Strategy Architect – Digital Place-based Media
The green grocer for fresh fruits, vegetables, milk and bread with more increased visit frequency is an operating foundation for the future based on the idea that everything old is new again. Smaller storage spaces and the wish for variety and quality drive this value proposition.
Actually, what I think is most interesting in city supermarket trends is happening in Boston, where Royal Ahold is testing the bfresh format. It’s the kind of urban specialty market that the Post thinks is happening in D.C. but isn’t. What’s interesting to me is that Ahold has tested this in Philadelphia (under a different name) and Boston but not D.C., where it could be a useful addition to the market –especially given that WaWa thinks so and will be introducing an upscale convenience store to the city (no gas). The bfresh format is probably like the 365 Whole Foods store, but more focused on conventional products.
Retail Transformation Thought Leader, Advisor, & Strategist
Cities are an interesting market for independent grocers. For many that live in the city, there’s nothing more personal than the food you buy for yourself. If there’s an ability to form a personal relationship with a grocer that serves your local neighborhood, than that is itself an incentive to shop there. Can big chains replicate that? Possibly, but they have to think differently to approach this vs their usual suburban markets. Is DC a good sample to reflect nationwide trends? I’m not so sure as DC is very unique city with wide demographics and income levels that may not represent other cities. Like other retail segments this really is a function of merchandise and product assortment. Local grocers that carry unique and desirable products will get attention from those living nearby!
CFO, Weisner Steel
Washington’s probably a bad example to use if you’re trying to portray “typical America” (IIRC, the original “Middletown” of the 1920s study was Muncie, IN … but I digress).
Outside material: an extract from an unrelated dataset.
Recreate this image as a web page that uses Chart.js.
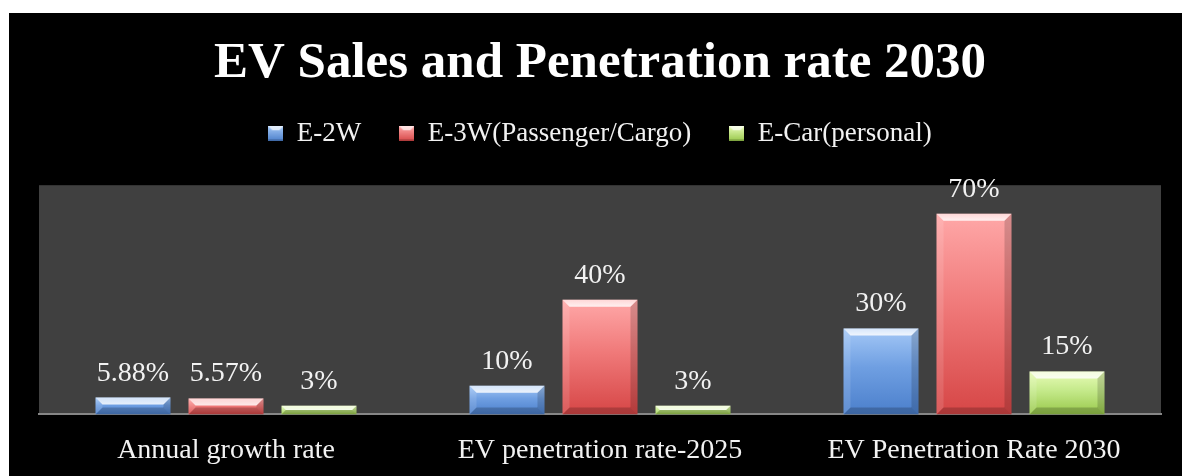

That having been said, there are urban areas that are doing well, and as such represent a growth market. Whether it’s particularly an advantage for independents is harder to say. On the one hand, the (presumably) higher incomes and more sophisticated tastes seem to match well the niche where indies can do well — and in smaller areas a small market may be all that can be supported. OTOH, the same issues (cost, scalability, financial stability) that favor large chains may come into play as well. And it’s easy to overstate things — the urban centers that are (truly) thriving tend to be in metro areas that are truly thriving, and it’s far from being the entire country.
Contributing Editor, RetailWire; Founder and CEO, Vision First
The downtown San Diego grocery scene has a mix of large, small, national and local retailers. The most successful are a national chain that is tuned into the community and a price-sensitive chain for bargains.
DC’s independent retailer sector was wiped out in the 1968 riots and has never really recovered. Separately, the independent grocery chains that existed either got acquired or went out of business. The same goes for the independent department stores and regional apparel.
Plus, the city’s commercial real estate has been “reproduced” on a different scale because the downtown market is part of the national-international real estate development and financial system, and this in turn shapes the property tax assessment methodologies for the entire city, whether or not a “neighborhood” commercial district is part of the national-international system or not. This makes rents too high, generally, to support quality independent retail.
Strategic Market Communications, Upstream Commerce
I think the opps for indie grocery stores in big cities went out with the horse and buggy — and the introduction of technological tools to grease the skids for ordering or delivery. Only large chains can afford to identify and carry the specific assortment for each area, and have advantage of their supply chain arrangements and pricing — to exist and flourish in metro communities.